● **Work to complete**: Word for word, transcribe the lines below and drop the pictures.

'''

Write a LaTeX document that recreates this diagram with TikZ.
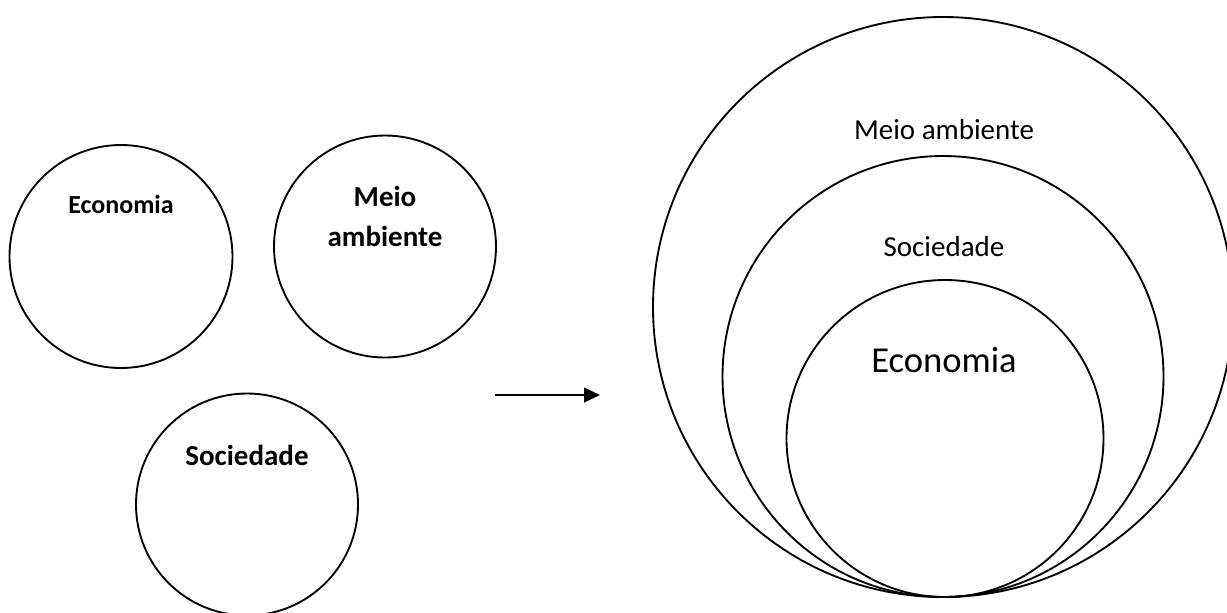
\documentclass[tikz,border=0pt]{standalone}
\usepackage{fontspec}
\setmainfont{Carlito}
\usetikzlibrary{arrows.meta}
\begin{document}
\begin{tikzpicture}[x=0.75pt,y=-0.75pt,
  ring/.style={circle,draw=black,line width=1.4pt,inner sep=0pt},
  lbl/.style={inner sep=0pt,text=black},
  boldlbl/.style={lbl,font=\bfseries\fontsize{21.75}{30}\selectfont,align=center},
  conn/.style={line width=1.5pt,-{Triangle[length=12pt,width=11pt]}}]
\useasboundingbox (0,0) rectangle (1227,612);
\clip (0,0) rectangle (1227,612);
% left circles
\node[ring,minimum size=167.25pt] (ecoL) at (121,256.5) {};
\node[ring,minimum size=166.5pt] (meioL) at (385,246.5) {};
\node[ring,minimum size=166.5pt] (socL) at (247,504.5) {};
\node[lbl,font=\bfseries\fontsize{19.5}{24}\selectfont] (ecoLt) at (121,204) {Economia};
\node[boldlbl] (meioLt) at (385,216.5) {Meio\\ambiente};
\node[boldlbl] (socLt) at (247,455) {Sociedade};
% arrow
\coordinate (arrS) at (495,395);
\coordinate (arrE) at (600,395);
\draw[conn] (arrS) -- (arrE);
% right nested circles
\node[ring,minimum size=435pt] (meioR) at (943,307) {};
\node[ring,minimum size=330.75pt] (socR) at (943,376.5) {};
\node[ring,minimum size=237.75pt] (ecoR) at (945,438.5) {};
\node[lbl,font=\fontsize{21.75}{26}\selectfont] (meioRt) at (944,130) {Meio ambiente};
\node[lbl,font=\fontsize{21.75}{26}\selectfont] (socRt) at (944,247) {Sociedade};
\node[lbl,font=\fontsize{27.4}{32}\selectfont] (ecoRt) at (944,360) {Economia};
\end{tikzpicture}
\end{document}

'''

● **Full solution**:
Write a LaTeX document that recreates this diagram with TikZ.
\documentclass[tikz,border=0pt]{standalone}
\usepackage{fontspec}
\setmainfont{Carlito}
\usetikzlibrary{arrows.meta}
\begin{document}
\begin{tikzpicture}[x=0.75pt,y=-0.75pt,
  ring/.style={circle,draw=black,line width=1.4pt,inner sep=0pt},
  lbl/.style={inner sep=0pt,text=black},
  boldlbl/.style={lbl,font=\bfseries\fontsize{21.75}{30}\selectfont,align=center},
  conn/.style={line width=1.5pt,-{Triangle[length=12pt,width=11pt]}}]
\useasboundingbox (0,0) rectangle (1227,612);
\clip (0,0) rectangle (1227,612);
% left circles
\node[ring,minimum size=167.25pt] (ecoL) at (121,256.5) {};
\node[ring,minimum size=166.5pt] (meioL) at (385,246.5) {};
\node[ring,minimum size=166.5pt] (socL) at (247,504.5) {};
\node[lbl,font=\bfseries\fontsize{19.5}{24}\selectfont] (ecoLt) at (121,204) {Economia};
\node[boldlbl] (meioLt) at (385,216.5) {Meio\\ambiente};
\node[boldlbl] (socLt) at (247,455) {Sociedade};
% arrow
\coordinate (arrS) at (495,395);
\coordinate (arrE) at (600,395);
\draw[conn] (arrS) -- (arrE);
% right nested circles
\node[ring,minimum size=435pt] (meioR) at (943,307) {};
\node[ring,minimum size=330.75pt] (socR) at (943,376.5) {};
\node[ring,minimum size=237.75pt] (ecoR) at (945,438.5) {};
\node[lbl,font=\fontsize{21.75}{26}\selectfont] (meioRt) at (944,130) {Meio ambiente};
\node[lbl,font=\fontsize{21.75}{26}\selectfont] (socRt) at (944,247) {Sociedade};
\node[lbl,font=\fontsize{27.4}{32}\selectfont] (ecoRt) at (944,360) {Economia};
\end{tikzpicture}
\end{document}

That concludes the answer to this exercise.